Short problem: Select from the records below every line that has the word "this" in it.

Records provided:
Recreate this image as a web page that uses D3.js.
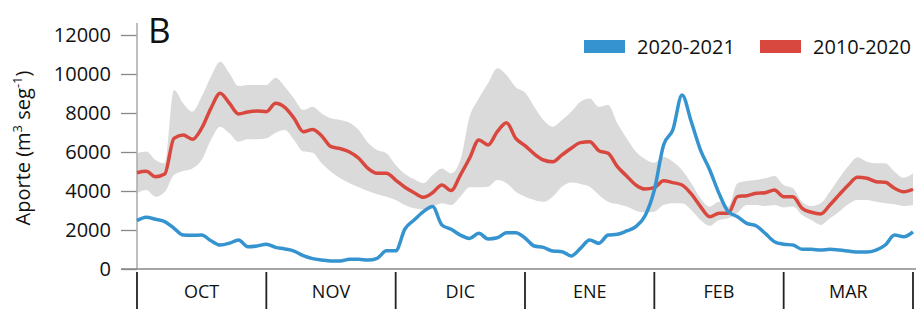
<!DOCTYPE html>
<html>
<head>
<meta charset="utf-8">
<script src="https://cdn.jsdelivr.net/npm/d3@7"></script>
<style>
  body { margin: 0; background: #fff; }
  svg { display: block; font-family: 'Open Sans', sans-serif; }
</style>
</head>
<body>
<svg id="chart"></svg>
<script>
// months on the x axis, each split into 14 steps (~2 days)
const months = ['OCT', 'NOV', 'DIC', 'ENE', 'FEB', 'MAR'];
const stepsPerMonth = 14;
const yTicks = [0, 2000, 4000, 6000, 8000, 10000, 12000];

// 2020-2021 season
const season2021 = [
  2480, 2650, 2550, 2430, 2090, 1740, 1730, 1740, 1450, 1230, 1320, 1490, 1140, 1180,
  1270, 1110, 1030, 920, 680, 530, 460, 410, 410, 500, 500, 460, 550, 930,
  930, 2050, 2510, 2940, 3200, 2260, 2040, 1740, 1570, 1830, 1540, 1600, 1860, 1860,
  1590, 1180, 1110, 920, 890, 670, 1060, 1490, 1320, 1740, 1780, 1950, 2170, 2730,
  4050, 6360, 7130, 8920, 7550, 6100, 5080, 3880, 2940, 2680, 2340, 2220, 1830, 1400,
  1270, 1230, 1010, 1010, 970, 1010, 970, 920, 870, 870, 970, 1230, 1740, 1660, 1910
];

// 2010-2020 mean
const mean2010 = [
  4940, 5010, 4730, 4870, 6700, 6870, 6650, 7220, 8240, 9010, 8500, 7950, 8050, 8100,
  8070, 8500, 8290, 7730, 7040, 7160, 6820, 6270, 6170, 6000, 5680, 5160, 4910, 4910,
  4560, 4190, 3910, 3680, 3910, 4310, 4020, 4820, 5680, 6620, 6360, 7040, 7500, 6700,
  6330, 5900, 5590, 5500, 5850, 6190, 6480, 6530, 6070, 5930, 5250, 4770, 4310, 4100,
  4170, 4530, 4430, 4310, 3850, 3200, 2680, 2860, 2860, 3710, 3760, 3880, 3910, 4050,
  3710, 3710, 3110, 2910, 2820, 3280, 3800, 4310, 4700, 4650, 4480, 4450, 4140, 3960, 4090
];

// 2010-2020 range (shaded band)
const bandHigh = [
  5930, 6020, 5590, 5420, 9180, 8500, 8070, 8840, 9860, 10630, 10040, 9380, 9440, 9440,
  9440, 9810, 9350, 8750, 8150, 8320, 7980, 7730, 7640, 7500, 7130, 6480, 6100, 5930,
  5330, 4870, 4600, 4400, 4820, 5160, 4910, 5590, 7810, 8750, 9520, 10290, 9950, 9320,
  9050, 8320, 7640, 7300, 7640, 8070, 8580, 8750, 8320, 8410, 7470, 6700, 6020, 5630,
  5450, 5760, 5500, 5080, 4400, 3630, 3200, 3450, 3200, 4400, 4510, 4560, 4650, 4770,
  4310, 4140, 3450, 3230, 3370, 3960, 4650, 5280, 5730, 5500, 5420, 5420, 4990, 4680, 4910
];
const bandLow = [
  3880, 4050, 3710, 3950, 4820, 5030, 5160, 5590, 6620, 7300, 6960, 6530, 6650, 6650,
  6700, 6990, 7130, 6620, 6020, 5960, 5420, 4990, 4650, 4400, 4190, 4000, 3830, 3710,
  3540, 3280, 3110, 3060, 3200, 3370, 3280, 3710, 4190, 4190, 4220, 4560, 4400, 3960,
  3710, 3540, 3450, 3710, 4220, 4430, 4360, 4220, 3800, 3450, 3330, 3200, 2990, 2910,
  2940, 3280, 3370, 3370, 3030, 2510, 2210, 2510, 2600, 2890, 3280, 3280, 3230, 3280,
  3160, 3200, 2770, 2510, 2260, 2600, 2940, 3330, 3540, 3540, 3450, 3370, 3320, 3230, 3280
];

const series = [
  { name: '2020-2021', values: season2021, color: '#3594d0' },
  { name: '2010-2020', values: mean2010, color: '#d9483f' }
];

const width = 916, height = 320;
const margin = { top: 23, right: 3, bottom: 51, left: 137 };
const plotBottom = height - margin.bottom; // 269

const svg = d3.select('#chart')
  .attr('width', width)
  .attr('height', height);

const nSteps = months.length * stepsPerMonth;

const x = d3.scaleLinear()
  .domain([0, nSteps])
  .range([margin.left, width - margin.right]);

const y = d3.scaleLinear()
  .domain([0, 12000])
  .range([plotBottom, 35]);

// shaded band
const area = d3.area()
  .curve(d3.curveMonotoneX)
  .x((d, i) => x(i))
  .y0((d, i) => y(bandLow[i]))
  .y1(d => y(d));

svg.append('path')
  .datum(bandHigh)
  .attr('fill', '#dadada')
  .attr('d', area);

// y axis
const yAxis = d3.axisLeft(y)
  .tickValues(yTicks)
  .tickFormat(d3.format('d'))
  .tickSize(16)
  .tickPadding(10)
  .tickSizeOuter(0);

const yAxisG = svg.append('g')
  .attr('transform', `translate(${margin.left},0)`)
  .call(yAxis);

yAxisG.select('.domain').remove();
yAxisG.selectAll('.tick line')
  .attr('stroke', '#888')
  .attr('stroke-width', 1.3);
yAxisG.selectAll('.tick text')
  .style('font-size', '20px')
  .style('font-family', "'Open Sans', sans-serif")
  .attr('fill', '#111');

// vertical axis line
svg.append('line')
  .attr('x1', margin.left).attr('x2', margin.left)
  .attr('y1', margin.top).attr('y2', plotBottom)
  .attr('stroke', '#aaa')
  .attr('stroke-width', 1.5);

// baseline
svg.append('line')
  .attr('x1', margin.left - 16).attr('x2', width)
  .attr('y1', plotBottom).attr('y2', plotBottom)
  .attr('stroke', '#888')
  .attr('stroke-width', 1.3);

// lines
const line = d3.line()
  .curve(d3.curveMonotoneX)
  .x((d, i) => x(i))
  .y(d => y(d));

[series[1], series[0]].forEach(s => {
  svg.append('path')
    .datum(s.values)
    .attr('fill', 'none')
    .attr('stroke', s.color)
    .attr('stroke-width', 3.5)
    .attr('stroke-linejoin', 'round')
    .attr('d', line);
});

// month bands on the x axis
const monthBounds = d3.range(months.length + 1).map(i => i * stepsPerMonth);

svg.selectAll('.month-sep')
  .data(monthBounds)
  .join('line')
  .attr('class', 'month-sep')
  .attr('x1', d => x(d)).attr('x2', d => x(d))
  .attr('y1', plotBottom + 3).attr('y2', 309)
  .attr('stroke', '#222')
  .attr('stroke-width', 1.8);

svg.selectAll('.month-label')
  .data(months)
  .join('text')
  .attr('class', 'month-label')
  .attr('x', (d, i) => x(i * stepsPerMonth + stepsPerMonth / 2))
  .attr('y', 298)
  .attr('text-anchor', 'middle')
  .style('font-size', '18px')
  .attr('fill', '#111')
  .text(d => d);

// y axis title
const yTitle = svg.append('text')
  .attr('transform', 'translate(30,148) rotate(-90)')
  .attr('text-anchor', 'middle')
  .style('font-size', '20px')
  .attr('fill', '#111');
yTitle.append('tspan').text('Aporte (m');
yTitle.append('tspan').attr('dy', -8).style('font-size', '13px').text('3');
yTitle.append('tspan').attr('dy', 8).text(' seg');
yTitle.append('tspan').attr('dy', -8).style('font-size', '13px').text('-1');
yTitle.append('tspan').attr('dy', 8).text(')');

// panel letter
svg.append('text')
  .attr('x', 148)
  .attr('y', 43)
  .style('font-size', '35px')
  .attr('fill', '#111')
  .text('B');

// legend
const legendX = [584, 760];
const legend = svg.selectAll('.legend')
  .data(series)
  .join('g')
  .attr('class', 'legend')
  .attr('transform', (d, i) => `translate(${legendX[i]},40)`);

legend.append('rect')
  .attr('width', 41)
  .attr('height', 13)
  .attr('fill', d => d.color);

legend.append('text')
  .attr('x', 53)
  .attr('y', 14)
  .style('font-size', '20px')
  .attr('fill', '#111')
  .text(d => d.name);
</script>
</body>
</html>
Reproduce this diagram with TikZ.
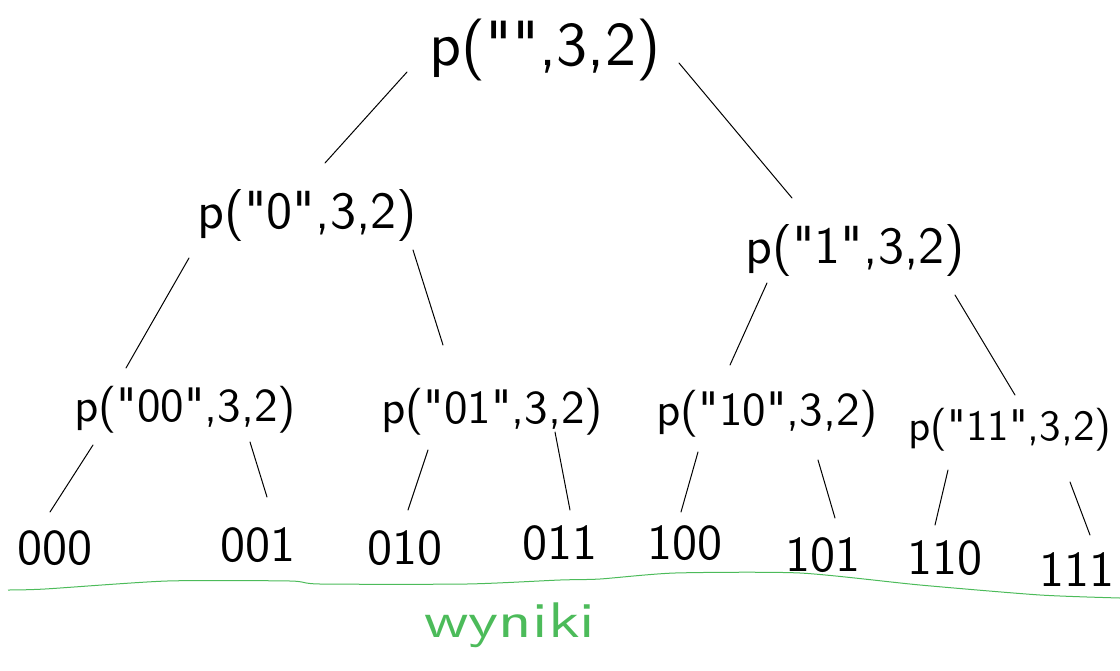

Task output:
Recreate this image as a web page that uses D3.js.
Reproduce this diagram with TikZ.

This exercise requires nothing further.